What seemed to be a temporary slowdown in economic activity, followed by hopes of a V-shape recovery in developed economies, slowly turns into a slow and uneven road to economic recovery.
The world threw everything it had to fight the coronavirus pandemic, at the cost of employment, businesses, and recession.
Yesterday market participants found out that the US economy peaked in February 2020 and entered a recession in March this year. It comes at no surprise, but now it is official – the world’s largest economy is in recession, albeit the stock market erased all its losses for the year.
The rest of the world is not doing great, either. Signs that this is more than just an economic downturn appears at the horizon. BP (British Petroleum) announced the other days that it would let go of 15,000 of its employees. Other companies around the world, from all categories, small, medium, big, are doing the same.

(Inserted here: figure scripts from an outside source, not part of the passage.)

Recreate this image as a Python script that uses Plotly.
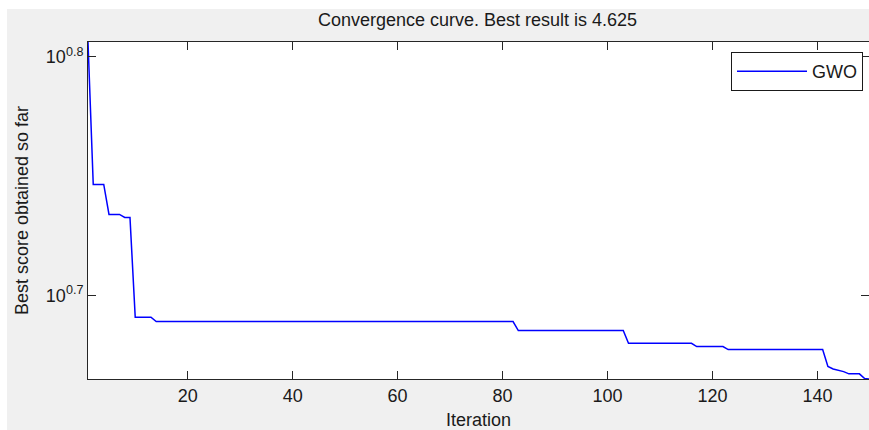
import math
import plotly.graph_objects as go

# Iterations at which the convergence curve changes slope
iterations = [1, 2, 4, 5, 7, 8, 9, 10, 13, 14, 82, 83, 103, 104, 116, 117,
              122, 123, 141, 142, 143, 144, 145, 146, 148, 149, 150]
best_score = [6.400, 5.579, 5.579, 5.420, 5.420, 5.404, 5.404, 4.909, 4.909,
              4.888, 4.888, 4.846, 4.846, 4.787, 4.787, 4.772, 4.772, 4.758,
              4.758, 4.681, 4.670, 4.664, 4.658, 4.648, 4.648, 4.627, 4.625]
series_name = "GWO"
best_result = 4.625

y_tick_exps = [0.7, 0.8]
x_tick_vals = [20, 40, 60, 80, 100, 120, 140]

FONT = "Liberation Sans, Arial, sans-serif"
AX = "#262626"
TXT = "#1a1a1a"

fig = go.Figure()
fig.add_trace(go.Scatter(
    x=iterations, y=best_score, mode="lines", name=series_name,
    line=dict(color="#0000ff", width=1.5),
))

W, H = 869, 430
L, R, T, B = 88, 0, 42, 51
pw, ph = W - L - R, H - T - B

def px_to_paper_x(px):
    return (px - L) / pw

def px_to_paper_y(py):
    return (H - B - py) / ph

shapes = [
    # grey figure background with thin white border on top/left
    dict(type="rect", xref="paper", yref="paper", layer="below",
         x0=px_to_paper_x(7), x1=px_to_paper_x(W + 5),
         y0=px_to_paper_y(H + 5), y1=px_to_paper_y(9),
         fillcolor="#f0f0f0", line=dict(width=0)),
    # white plotting area
    dict(type="rect", xref="paper", yref="paper", layer="below",
         x0=0, x1=1, y0=0, y1=1, fillcolor="white", line=dict(width=0)),
]

fig.update_layout(
    width=W, height=H,
    margin=dict(l=L, r=R, t=T, b=B, pad=0),
    paper_bgcolor="white", plot_bgcolor="white",
    font=dict(family=FONT, size=18, color=TXT),
    title=dict(text=f"Convergence curve. Best result is {best_result}",
               x=477.5 / W, xanchor="center",
               y=1 - 20 / H, yanchor="middle",
               font=dict(family=FONT, size=18, color=TXT)),
    shapes=shapes,
    showlegend=True,
    legend=dict(x=px_to_paper_x(863), xanchor="right",
                y=px_to_paper_y(52), yanchor="top",
                bgcolor="white", bordercolor=TXT, borderwidth=1,
                font=dict(family=FONT, size=18, color=TXT),
                itemwidth=70),
)

fig.update_xaxes(
    range=[1, 149.83], tickmode="array", tickvals=x_tick_vals,
    ticks="inside", ticklen=8, tickcolor=AX, tickwidth=1,
    tickfont=dict(family=FONT, size=18, color=TXT),
    showline=True, linecolor=AX, linewidth=1, mirror="ticks",
    showgrid=False, zeroline=False,
    title=dict(text="Iteration", standoff=8,
               font=dict(family=FONT, size=18, color=TXT)),
)

fig.update_yaxes(
    type="log", range=[math.log10(best_result), math.log10(best_score[0])],
    tickmode="array", tickvals=[10 ** e for e in y_tick_exps],
    ticktext=[f"10<sup>{e}</sup>" for e in y_tick_exps],
    ticks="inside", ticklen=8, tickcolor=AX, tickwidth=1,
    tickfont=dict(family=FONT, size=18, color=TXT),
    showline=True, linecolor=AX, linewidth=1, mirror="ticks",
    showgrid=False, zeroline=False,
    title=dict(text="Best score obtained so far", standoff=12,
               font=dict(family=FONT, size=18, color=TXT)),
)

fig.write_html(
    "out.html",
    config={"displayModeBar": False},
    post_script="document.body.style.margin='0';document.body.style.overflow='hidden';",
)
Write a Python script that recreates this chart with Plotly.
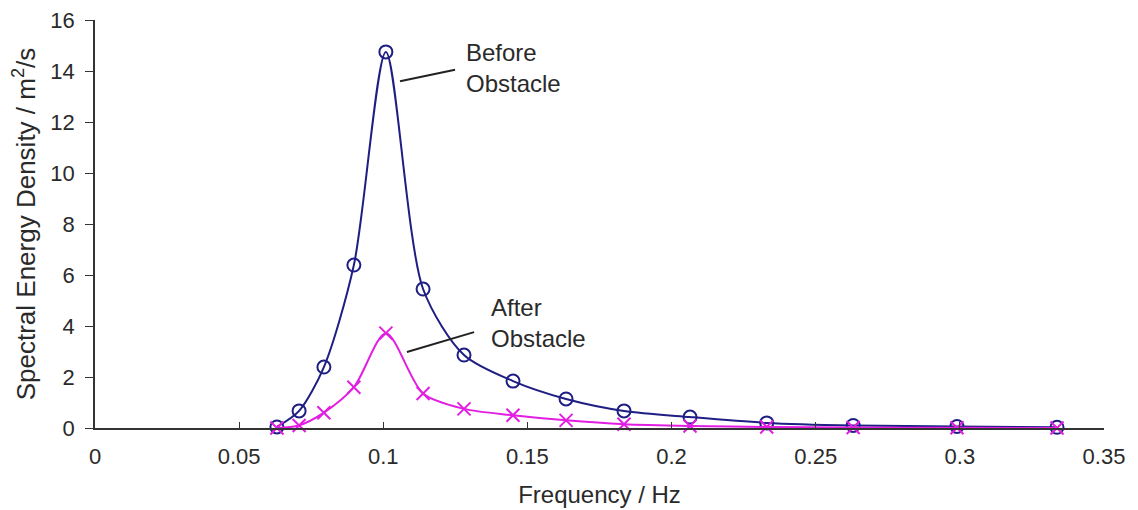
import plotly.graph_objects as go

freq = [0.0631, 0.0708, 0.0794, 0.0898, 0.1009, 0.1138, 0.128, 0.145, 0.1634,
        0.1835, 0.2064, 0.233, 0.263, 0.299, 0.3337]
before = [0.04, 0.67, 2.39, 6.39, 14.75, 5.45, 2.86, 1.84, 1.14,
          0.67, 0.43, 0.2, 0.1, 0.06, 0.03]
after = [0.0, 0.1, 0.6, 1.6, 3.72, 1.35, 0.75, 0.5, 0.3,
         0.15, 0.08, 0.04, 0.02, 0.01, 0.0]

x_ticks = [0, 0.05, 0.1, 0.15, 0.2, 0.25, 0.3, 0.35]
x_tick_text = ["0", "0.05", "0.1", "0.15", "0.2", "0.25", "0.3", "0.35"]
y_ticks = [0, 2, 4, 6, 8, 10, 12, 14, 16]

navy = "#1e1e84"
magenta = "#e21ee2"
font = "Liberation Sans, Arial, sans-serif"
txt = "#2a2a2a"

fig = go.Figure()
fig.add_trace(go.Scatter(
    x=freq, y=before, mode="lines+markers", line=dict(color=navy, width=2, shape="spline", smoothing=0.8),
    marker=dict(symbol="circle-open", size=13, color=navy, line=dict(width=2)),
    name="Before Obstacle", cliponaxis=False))
fig.add_trace(go.Scatter(
    x=freq, y=after, mode="lines+markers", line=dict(color=magenta, width=2, shape="spline", smoothing=0.8),
    marker=dict(symbol="x-thin-open", size=13, color=magenta, line=dict(width=2, color=magenta)),
    name="After Obstacle", cliponaxis=False))

# leader lines and labels
fig.add_shape(type="line", xref="x", yref="y", x0=0.1058, y0=13.6, x1=0.1249, y1=14.05,
              line=dict(color="#222222", width=2))
fig.add_shape(type="line", xref="x", yref="y", x0=0.1082, y0=2.98, x1=0.1315, y1=3.76,
              line=dict(color="#222222", width=2))
fig.add_annotation(x=0.128, y=14.1, xref="x", yref="y", text="Before<br>Obstacle",
                   showarrow=False, xanchor="left", yanchor="middle", align="left",
                   font=dict(family=font, size=24, color=txt))
fig.add_annotation(x=0.1367, y=4.12, xref="x", yref="y", text="After<br>Obstacle",
                   showarrow=False, xanchor="left", yanchor="middle", align="left",
                   font=dict(family=font, size=24, color=txt))

fig.update_layout(
    width=1138, height=510,
    margin=dict(l=87, r=42, t=12, b=90),
    paper_bgcolor="white", plot_bgcolor="white",
    showlegend=False,
    font=dict(family=font, size=22, color=txt),
)
fig.update_xaxes(
    range=[0, 0.35], tickvals=x_ticks, ticktext=x_tick_text,
    showgrid=False, zeroline=False, showline=True, linecolor="#333333", linewidth=1.5,
    ticks="inside", ticklen=6, tickcolor="#333333", ticklabelstandoff=8,
    ticklabeloverflow="allow", automargin=False,
    title=dict(text="Frequency / Hz", font=dict(family=font, size=24), standoff=18),
)
fig.update_yaxes(
    range=[0, 16], tickvals=y_ticks,
    showgrid=False, zeroline=False, showline=True, linecolor="#333333", linewidth=1.5,
    ticks="outside", ticklen=8, tickcolor="#333333", ticklabelstandoff=6,
    ticklabeloverflow="allow", automargin=False,
    title=dict(text="Spectral Energy Density / m<sup>2</sup>/s", font=dict(family=font, size=26), standoff=10),
)

fig.write_html("out.html")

May’s jobs report in the United States revealed mixed data. While the job creation was the highest on record, it contrasts with the rise in unemployment claims. The 19.6 million job losses created by the coronavirus pandemic is more than twice the damage created by the 2008-2009 financial crisis. It took the world years to recover then – how long will it take this time?
What the World’s Economies Are Facing
Large fiscal deficits appear to be on the horizon. Most governments in the developed world have stepped up to the plate and eased the conditions in the fiscal space. Global credit creation and money supply growth have seen a strong push as a result of the pandemic.
Yet the economic news so far was much worse than anticipated. Yes, some economic data came better than expected, but only due to some economies easing the lockdown measures.
For an accurate picture, we will have to wait and see how the world’s economic fares with no restrictions, and then compare the actual with the previous data. It is the only way to assess the real impact of the coronavirus crisis.
Inflation is unlikely to be a problem moving forward. Despite large monetary and fiscal policy responses, the consumer has a hard time spending the money widely available to borrow. However businesses are afraid to borrow until they have a clearer vision of what is to come next.
Should the world see a second wave of infections, the road to economic recovery will take even longer to travel.